Each line from the top of the listing through the one holding "106, 100, 103, 96, 99, 90, 93]" should be restated word for word, with nothing added and no pictures.

▽

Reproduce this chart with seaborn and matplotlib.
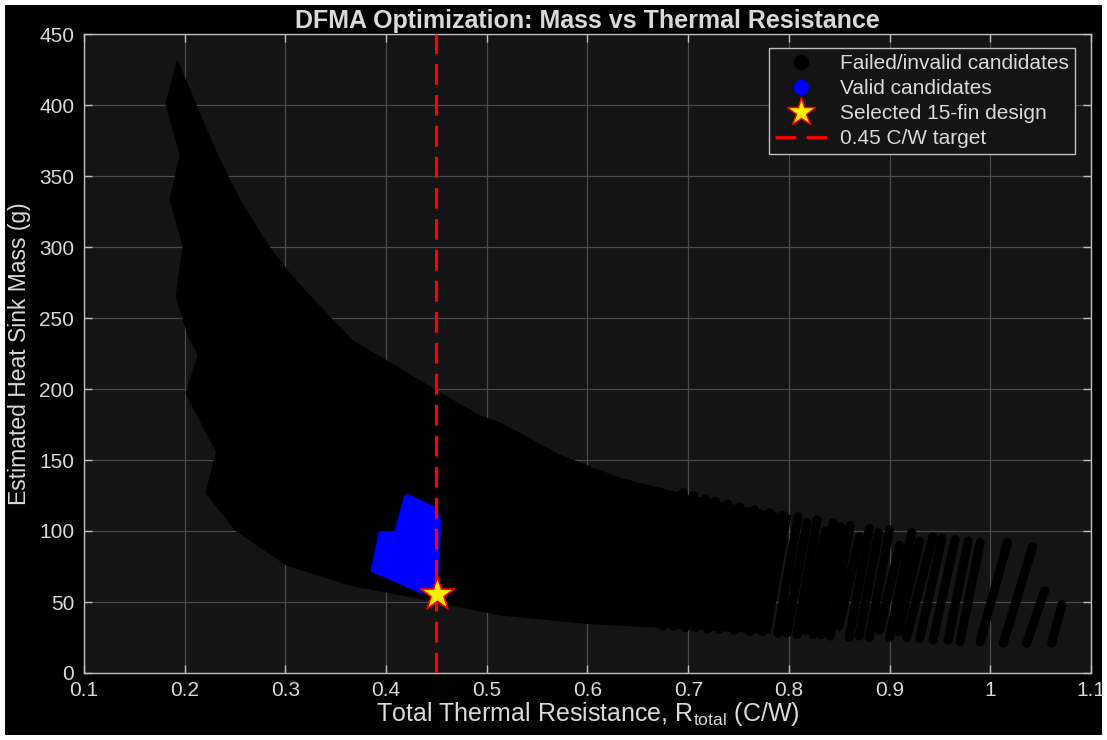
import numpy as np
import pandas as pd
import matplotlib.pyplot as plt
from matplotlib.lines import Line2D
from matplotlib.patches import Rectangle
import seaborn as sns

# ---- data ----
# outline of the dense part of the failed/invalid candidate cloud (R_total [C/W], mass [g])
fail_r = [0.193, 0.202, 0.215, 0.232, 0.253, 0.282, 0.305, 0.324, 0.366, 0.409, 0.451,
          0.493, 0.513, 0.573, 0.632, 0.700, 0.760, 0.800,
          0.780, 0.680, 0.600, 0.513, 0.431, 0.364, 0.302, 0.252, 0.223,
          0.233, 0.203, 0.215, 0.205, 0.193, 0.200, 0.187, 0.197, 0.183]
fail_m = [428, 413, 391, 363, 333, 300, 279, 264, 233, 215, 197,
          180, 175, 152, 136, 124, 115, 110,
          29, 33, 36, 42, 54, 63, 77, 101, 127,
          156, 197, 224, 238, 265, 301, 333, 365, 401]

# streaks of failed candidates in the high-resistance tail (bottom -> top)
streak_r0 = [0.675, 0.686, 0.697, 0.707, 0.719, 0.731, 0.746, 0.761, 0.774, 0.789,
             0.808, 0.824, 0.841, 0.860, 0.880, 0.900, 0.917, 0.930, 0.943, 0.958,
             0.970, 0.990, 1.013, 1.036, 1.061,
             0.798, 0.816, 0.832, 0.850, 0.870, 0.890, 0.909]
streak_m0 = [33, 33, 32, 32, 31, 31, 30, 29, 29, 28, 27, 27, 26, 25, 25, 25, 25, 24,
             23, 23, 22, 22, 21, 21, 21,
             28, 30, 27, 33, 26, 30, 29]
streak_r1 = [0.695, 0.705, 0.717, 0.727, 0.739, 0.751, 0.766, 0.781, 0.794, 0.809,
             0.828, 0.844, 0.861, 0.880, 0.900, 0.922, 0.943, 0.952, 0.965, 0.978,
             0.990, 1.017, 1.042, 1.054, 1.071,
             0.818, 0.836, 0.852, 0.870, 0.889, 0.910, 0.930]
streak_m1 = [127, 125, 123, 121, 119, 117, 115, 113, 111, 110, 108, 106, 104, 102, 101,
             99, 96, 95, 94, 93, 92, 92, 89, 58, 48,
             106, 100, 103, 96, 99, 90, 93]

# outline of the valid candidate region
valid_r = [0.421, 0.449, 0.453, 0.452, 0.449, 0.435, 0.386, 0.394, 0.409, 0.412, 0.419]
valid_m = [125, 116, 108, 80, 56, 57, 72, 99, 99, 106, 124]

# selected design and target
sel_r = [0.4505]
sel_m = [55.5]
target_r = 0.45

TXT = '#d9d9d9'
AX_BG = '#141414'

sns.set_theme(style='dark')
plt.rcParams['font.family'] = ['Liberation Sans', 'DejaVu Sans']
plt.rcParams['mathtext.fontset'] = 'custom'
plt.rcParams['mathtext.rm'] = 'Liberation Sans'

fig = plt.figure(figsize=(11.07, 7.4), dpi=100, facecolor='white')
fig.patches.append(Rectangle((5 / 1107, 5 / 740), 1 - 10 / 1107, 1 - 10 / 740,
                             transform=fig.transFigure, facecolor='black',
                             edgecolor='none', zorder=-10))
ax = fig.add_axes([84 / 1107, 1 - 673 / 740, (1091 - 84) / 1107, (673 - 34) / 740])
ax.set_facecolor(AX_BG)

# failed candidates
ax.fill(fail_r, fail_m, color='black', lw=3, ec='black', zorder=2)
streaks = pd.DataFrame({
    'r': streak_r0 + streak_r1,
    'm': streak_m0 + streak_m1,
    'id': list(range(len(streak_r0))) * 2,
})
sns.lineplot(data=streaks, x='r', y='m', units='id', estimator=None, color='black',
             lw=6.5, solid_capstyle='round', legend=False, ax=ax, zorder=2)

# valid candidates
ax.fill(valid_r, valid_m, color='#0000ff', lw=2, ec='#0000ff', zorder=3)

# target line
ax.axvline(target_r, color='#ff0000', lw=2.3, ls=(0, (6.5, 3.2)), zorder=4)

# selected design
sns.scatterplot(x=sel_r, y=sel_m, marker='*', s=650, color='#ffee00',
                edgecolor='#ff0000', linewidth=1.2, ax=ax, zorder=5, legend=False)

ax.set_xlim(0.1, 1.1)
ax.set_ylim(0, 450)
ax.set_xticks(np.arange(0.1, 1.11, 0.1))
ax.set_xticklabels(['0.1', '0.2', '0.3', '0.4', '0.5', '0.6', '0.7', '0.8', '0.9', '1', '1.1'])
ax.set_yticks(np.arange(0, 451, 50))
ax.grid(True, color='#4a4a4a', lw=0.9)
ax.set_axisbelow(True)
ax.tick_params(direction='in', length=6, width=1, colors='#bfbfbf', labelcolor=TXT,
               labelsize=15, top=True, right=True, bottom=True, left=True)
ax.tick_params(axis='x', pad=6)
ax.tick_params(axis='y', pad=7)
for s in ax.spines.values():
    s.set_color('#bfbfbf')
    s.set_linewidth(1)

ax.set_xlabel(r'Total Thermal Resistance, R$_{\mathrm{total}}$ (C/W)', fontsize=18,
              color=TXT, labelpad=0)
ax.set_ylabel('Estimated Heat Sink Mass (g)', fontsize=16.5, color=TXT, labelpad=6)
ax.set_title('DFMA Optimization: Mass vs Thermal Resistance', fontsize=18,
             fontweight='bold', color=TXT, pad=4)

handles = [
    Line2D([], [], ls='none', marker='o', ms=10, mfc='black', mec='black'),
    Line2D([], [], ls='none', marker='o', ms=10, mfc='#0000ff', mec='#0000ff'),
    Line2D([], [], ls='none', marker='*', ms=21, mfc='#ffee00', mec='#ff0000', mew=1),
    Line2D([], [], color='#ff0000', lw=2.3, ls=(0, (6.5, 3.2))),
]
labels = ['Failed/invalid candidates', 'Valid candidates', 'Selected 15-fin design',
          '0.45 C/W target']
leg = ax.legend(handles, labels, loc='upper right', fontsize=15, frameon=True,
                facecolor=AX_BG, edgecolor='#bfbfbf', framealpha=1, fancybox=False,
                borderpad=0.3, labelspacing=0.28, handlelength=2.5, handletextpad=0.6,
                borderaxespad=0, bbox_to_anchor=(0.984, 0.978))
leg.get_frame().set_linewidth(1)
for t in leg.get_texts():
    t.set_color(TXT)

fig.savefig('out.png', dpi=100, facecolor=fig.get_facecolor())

△

WRITTEN ANSWER -
Reproduce this chart with seaborn and matplotlib.
import numpy as np
import pandas as pd
import matplotlib.pyplot as plt
from matplotlib.lines import Line2D
from matplotlib.patches import Rectangle
import seaborn as sns

# ---- data ----
# outline of the dense part of the failed/invalid candidate cloud (R_total [C/W], mass [g])
fail_r = [0.193, 0.202, 0.215, 0.232, 0.253, 0.282, 0.305, 0.324, 0.366, 0.409, 0.451,
          0.493, 0.513, 0.573, 0.632, 0.700, 0.760, 0.800,
          0.780, 0.680, 0.600, 0.513, 0.431, 0.364, 0.302, 0.252, 0.223,
          0.233, 0.203, 0.215, 0.205, 0.193, 0.200, 0.187, 0.197, 0.183]
fail_m = [428, 413, 391, 363, 333, 300, 279, 264, 233, 215, 197,
          180, 175, 152, 136, 124, 115, 110,
          29, 33, 36, 42, 54, 63, 77, 101, 127,
          156, 197, 224, 238, 265, 301, 333, 365, 401]

# streaks of failed candidates in the high-resistance tail (bottom -> top)
streak_r0 = [0.675, 0.686, 0.697, 0.707, 0.719, 0.731, 0.746, 0.761, 0.774, 0.789,
             0.808, 0.824, 0.841, 0.860, 0.880, 0.900, 0.917, 0.930, 0.943, 0.958,
             0.970, 0.990, 1.013, 1.036, 1.061,
             0.798, 0.816, 0.832, 0.850, 0.870, 0.890, 0.909]
streak_m0 = [33, 33, 32, 32, 31, 31, 30, 29, 29, 28, 27, 27, 26, 25, 25, 25, 25, 24,
             23, 23, 22, 22, 21, 21, 21,
             28, 30, 27, 33, 26, 30, 29]
streak_r1 = [0.695, 0.705, 0.717, 0.727, 0.739, 0.751, 0.766, 0.781, 0.794, 0.809,
             0.828, 0.844, 0.861, 0.880, 0.900, 0.922, 0.943, 0.952, 0.965, 0.978,
             0.990, 1.017, 1.042, 1.054, 1.071,
             0.818, 0.836, 0.852, 0.870, 0.889, 0.910, 0.930]
streak_m1 = [127, 125, 123, 121, 119, 117, 115, 113, 111, 110, 108, 106, 104, 102, 101,
             99, 96, 95, 94, 93, 92, 92, 89, 58, 48,
             106, 100, 103, 96, 99, 90, 93]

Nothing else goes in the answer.